» **Raw data**
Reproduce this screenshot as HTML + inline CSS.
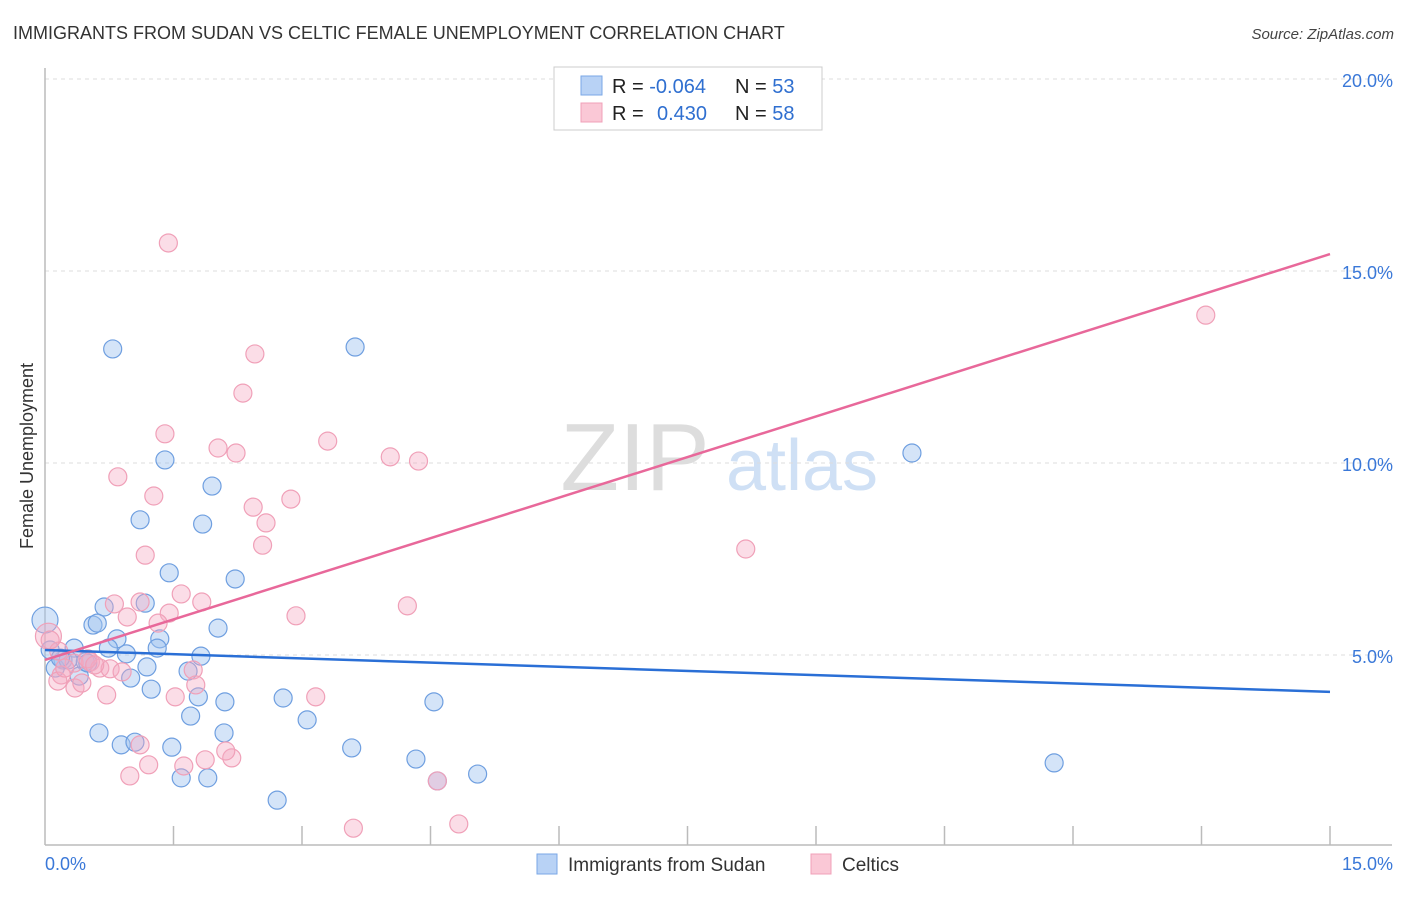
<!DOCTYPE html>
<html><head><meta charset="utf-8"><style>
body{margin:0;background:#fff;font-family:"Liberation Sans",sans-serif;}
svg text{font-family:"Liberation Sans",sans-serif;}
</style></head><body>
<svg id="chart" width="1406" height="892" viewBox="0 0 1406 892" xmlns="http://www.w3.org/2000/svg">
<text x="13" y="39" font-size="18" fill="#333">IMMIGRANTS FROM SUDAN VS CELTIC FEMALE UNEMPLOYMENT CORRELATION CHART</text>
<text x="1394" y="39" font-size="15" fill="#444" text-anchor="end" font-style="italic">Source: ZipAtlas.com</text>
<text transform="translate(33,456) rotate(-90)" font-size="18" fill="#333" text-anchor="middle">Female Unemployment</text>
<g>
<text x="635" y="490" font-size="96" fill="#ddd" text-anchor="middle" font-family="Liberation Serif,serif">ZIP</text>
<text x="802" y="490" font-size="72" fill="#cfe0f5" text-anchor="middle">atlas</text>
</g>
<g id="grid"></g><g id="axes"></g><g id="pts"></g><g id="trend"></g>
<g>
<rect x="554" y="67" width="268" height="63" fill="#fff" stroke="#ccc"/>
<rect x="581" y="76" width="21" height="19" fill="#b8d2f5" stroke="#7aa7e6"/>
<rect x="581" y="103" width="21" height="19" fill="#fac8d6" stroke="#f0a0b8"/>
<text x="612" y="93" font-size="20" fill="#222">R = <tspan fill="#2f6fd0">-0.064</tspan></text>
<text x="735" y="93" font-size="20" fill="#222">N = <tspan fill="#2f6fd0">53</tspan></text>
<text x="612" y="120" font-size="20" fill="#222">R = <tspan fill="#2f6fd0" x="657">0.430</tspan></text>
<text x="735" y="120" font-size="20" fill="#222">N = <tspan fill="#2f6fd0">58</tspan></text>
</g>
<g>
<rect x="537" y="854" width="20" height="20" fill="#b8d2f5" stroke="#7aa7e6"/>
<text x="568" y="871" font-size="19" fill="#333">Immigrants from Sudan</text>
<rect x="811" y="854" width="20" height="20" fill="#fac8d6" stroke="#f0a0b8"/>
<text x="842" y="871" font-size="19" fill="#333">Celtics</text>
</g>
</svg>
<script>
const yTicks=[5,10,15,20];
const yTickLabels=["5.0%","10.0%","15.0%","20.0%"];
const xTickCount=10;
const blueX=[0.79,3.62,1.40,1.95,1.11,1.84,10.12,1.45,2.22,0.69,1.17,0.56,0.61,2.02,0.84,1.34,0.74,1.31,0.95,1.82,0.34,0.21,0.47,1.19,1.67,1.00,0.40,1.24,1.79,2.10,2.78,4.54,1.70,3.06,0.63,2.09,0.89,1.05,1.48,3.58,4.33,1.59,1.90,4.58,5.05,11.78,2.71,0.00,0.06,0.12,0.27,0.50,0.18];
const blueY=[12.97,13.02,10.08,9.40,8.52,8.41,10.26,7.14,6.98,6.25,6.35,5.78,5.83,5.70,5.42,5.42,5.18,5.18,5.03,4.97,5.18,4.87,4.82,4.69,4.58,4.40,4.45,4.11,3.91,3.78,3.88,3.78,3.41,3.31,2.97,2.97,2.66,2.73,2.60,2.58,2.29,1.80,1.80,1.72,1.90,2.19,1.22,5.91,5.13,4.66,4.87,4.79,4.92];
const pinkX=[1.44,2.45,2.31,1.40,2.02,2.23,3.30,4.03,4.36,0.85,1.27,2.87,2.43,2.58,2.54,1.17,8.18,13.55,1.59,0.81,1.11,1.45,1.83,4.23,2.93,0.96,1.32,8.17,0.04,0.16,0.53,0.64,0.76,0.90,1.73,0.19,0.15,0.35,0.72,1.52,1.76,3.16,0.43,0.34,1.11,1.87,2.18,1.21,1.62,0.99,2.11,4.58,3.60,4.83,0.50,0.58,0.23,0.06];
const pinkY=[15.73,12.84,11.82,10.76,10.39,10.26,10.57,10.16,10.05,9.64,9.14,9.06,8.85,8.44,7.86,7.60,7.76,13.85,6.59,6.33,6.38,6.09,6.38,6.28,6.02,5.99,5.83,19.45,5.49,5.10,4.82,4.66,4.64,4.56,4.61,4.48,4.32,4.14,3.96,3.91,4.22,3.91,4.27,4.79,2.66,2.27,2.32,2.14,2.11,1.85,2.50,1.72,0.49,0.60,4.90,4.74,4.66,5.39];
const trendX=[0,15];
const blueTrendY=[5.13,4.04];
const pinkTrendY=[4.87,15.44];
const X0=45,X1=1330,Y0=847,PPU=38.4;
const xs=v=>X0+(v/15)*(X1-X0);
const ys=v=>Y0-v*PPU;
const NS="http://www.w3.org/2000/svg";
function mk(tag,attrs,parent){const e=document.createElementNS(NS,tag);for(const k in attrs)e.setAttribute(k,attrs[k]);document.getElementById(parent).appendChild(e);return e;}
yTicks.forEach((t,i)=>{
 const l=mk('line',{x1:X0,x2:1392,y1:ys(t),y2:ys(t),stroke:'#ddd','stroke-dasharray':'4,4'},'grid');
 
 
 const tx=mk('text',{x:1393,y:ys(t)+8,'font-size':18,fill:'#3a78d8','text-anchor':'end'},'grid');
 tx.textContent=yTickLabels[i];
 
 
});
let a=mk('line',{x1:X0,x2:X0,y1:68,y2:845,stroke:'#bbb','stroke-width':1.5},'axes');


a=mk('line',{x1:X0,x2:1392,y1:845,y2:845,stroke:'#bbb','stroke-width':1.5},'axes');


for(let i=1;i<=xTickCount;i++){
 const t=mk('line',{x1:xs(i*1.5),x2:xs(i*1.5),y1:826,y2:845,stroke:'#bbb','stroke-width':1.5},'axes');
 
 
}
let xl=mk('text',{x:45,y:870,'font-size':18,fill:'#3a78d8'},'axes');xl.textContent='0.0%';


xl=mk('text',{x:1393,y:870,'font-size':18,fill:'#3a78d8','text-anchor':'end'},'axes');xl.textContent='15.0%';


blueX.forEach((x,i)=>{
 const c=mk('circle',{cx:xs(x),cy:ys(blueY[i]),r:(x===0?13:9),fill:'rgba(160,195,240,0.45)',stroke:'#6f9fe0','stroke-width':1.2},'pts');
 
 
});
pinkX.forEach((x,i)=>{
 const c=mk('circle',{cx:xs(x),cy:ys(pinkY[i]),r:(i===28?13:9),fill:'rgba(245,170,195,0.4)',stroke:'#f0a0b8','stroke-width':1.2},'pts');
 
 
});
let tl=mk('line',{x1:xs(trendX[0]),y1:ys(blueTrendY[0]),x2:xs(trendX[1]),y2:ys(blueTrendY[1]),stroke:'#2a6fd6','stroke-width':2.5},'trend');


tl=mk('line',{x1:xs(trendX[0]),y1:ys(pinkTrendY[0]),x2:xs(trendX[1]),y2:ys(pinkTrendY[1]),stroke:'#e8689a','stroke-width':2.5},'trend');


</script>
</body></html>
...
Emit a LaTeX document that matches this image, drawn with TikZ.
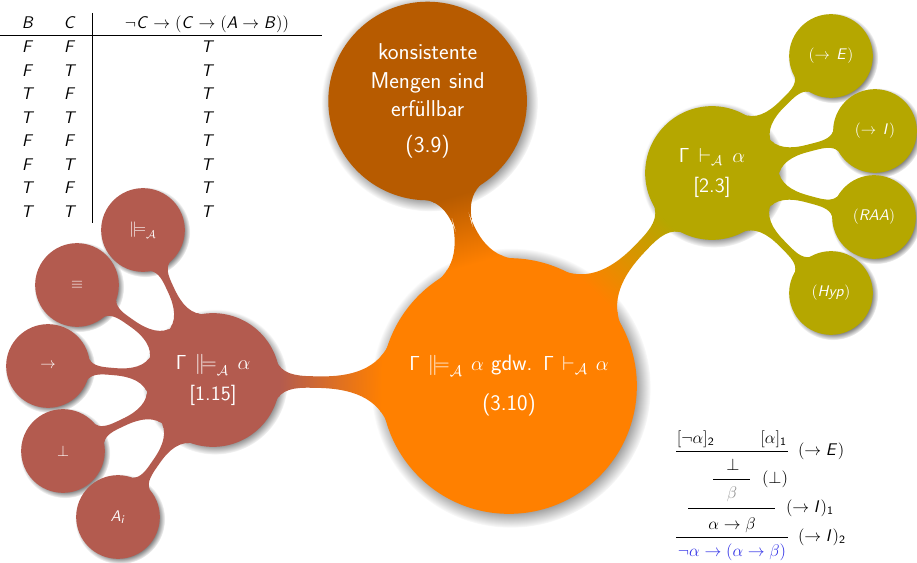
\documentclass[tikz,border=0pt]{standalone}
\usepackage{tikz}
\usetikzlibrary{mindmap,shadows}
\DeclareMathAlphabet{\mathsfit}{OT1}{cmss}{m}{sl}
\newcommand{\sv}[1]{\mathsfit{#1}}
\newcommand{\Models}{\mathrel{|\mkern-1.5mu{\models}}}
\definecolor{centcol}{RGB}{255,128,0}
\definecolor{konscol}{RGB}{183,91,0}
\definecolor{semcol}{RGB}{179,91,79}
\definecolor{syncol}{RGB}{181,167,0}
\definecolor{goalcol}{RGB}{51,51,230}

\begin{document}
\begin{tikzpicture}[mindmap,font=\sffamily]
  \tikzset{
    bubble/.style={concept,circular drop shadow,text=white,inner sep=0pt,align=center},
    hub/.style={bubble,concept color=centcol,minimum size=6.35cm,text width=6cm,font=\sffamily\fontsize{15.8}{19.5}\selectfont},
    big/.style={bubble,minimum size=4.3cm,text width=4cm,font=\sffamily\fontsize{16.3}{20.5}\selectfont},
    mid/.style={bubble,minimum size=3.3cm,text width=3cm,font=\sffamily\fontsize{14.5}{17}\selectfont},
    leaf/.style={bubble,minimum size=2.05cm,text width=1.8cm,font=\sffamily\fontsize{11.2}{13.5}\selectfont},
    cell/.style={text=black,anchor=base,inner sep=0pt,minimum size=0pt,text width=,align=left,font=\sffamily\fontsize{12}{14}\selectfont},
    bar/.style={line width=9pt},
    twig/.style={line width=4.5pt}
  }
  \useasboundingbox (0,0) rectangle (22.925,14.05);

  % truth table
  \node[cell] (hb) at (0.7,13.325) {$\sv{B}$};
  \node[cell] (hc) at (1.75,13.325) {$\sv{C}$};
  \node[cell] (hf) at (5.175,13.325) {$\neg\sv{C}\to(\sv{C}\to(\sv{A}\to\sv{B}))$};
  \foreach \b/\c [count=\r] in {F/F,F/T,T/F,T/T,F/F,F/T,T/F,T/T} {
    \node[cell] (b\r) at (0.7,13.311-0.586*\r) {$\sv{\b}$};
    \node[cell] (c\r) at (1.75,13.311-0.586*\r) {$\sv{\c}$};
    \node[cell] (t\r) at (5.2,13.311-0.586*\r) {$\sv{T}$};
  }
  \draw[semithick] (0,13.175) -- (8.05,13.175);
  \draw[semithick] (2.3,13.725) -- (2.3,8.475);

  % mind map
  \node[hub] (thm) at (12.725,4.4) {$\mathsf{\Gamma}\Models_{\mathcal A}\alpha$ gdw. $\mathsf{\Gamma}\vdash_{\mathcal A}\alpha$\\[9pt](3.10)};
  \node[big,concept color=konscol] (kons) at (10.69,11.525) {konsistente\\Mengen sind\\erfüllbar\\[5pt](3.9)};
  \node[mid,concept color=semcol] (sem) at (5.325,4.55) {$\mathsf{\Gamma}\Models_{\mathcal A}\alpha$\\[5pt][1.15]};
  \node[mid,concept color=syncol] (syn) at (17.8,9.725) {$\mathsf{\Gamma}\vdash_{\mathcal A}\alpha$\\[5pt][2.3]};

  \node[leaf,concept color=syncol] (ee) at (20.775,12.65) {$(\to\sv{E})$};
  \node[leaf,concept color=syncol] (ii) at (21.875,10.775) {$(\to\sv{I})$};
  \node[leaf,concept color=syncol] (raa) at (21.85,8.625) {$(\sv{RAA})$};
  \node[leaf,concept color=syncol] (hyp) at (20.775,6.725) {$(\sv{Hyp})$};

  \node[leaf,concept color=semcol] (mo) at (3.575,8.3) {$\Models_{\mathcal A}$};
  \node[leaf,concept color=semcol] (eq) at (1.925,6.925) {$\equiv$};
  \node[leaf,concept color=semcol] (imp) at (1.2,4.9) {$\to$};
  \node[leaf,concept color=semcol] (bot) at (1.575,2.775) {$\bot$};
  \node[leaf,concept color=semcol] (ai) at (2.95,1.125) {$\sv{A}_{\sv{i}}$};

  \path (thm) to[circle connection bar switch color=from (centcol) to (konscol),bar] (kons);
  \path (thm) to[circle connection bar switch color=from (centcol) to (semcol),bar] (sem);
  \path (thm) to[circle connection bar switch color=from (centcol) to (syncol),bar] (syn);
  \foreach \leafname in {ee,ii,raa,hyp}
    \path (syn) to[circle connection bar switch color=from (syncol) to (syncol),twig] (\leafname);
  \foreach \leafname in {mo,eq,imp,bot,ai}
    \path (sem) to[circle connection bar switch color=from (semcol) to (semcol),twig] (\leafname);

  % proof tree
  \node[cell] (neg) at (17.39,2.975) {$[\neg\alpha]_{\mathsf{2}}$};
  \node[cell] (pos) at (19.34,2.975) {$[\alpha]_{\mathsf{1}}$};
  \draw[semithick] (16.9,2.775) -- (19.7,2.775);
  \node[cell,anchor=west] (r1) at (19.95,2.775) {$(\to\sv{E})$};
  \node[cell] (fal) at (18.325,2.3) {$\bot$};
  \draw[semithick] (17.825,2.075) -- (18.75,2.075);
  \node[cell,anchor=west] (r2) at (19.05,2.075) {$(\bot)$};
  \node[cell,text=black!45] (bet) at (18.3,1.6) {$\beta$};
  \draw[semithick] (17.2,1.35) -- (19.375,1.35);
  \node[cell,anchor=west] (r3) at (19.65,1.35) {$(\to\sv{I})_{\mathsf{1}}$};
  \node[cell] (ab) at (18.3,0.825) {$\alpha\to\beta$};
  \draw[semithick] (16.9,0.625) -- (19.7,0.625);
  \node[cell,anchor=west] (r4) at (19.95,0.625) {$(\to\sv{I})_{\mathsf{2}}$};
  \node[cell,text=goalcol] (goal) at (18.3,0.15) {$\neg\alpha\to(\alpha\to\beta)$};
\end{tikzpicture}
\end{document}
==
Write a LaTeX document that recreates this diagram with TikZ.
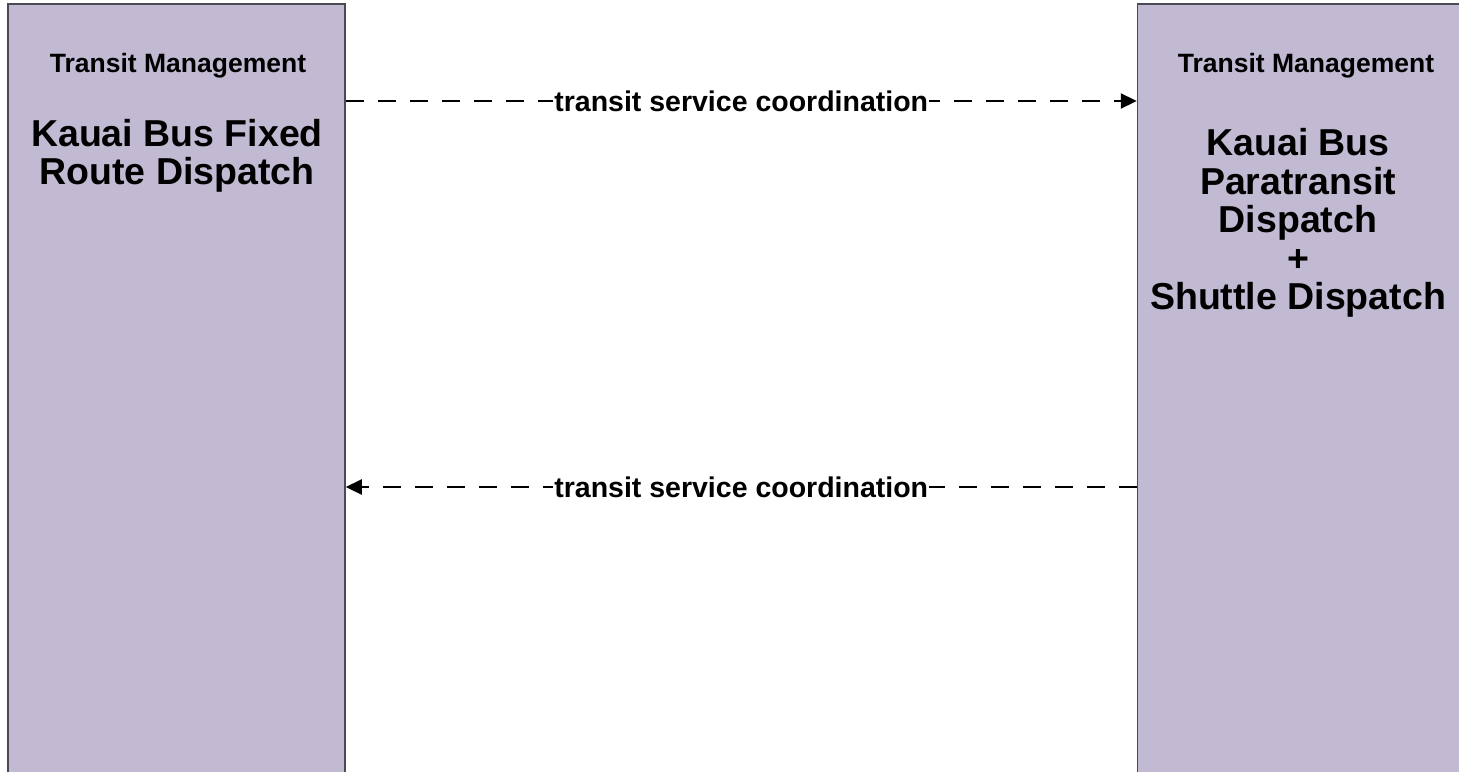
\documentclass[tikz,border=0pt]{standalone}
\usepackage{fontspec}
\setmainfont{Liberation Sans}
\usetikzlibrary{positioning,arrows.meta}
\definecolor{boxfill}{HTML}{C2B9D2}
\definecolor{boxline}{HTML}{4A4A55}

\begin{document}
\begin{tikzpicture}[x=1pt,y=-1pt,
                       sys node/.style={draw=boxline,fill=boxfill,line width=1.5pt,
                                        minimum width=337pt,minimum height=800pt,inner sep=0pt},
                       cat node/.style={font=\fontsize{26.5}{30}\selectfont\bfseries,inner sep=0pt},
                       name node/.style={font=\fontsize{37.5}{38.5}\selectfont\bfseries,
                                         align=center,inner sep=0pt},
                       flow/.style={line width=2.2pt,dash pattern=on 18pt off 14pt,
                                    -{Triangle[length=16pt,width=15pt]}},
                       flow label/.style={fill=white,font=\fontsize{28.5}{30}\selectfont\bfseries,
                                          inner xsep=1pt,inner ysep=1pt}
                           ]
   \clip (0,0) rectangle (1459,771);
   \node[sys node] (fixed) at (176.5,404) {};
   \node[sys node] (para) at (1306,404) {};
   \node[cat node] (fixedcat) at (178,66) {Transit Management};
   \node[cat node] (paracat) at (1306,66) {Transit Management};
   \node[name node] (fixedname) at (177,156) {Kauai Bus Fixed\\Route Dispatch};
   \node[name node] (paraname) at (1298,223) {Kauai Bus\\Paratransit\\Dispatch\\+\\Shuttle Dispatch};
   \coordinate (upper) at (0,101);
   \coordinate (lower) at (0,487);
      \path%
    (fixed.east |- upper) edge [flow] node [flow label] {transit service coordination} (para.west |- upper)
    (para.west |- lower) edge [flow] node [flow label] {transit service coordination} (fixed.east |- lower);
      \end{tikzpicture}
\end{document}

» **Instructions for the task**
Copy all lines of the material above where the string "with" occurs.

» **Output**
Emit a LaTeX document that matches this image, drawn with TikZ.
Write a LaTeX document that recreates this diagram with TikZ.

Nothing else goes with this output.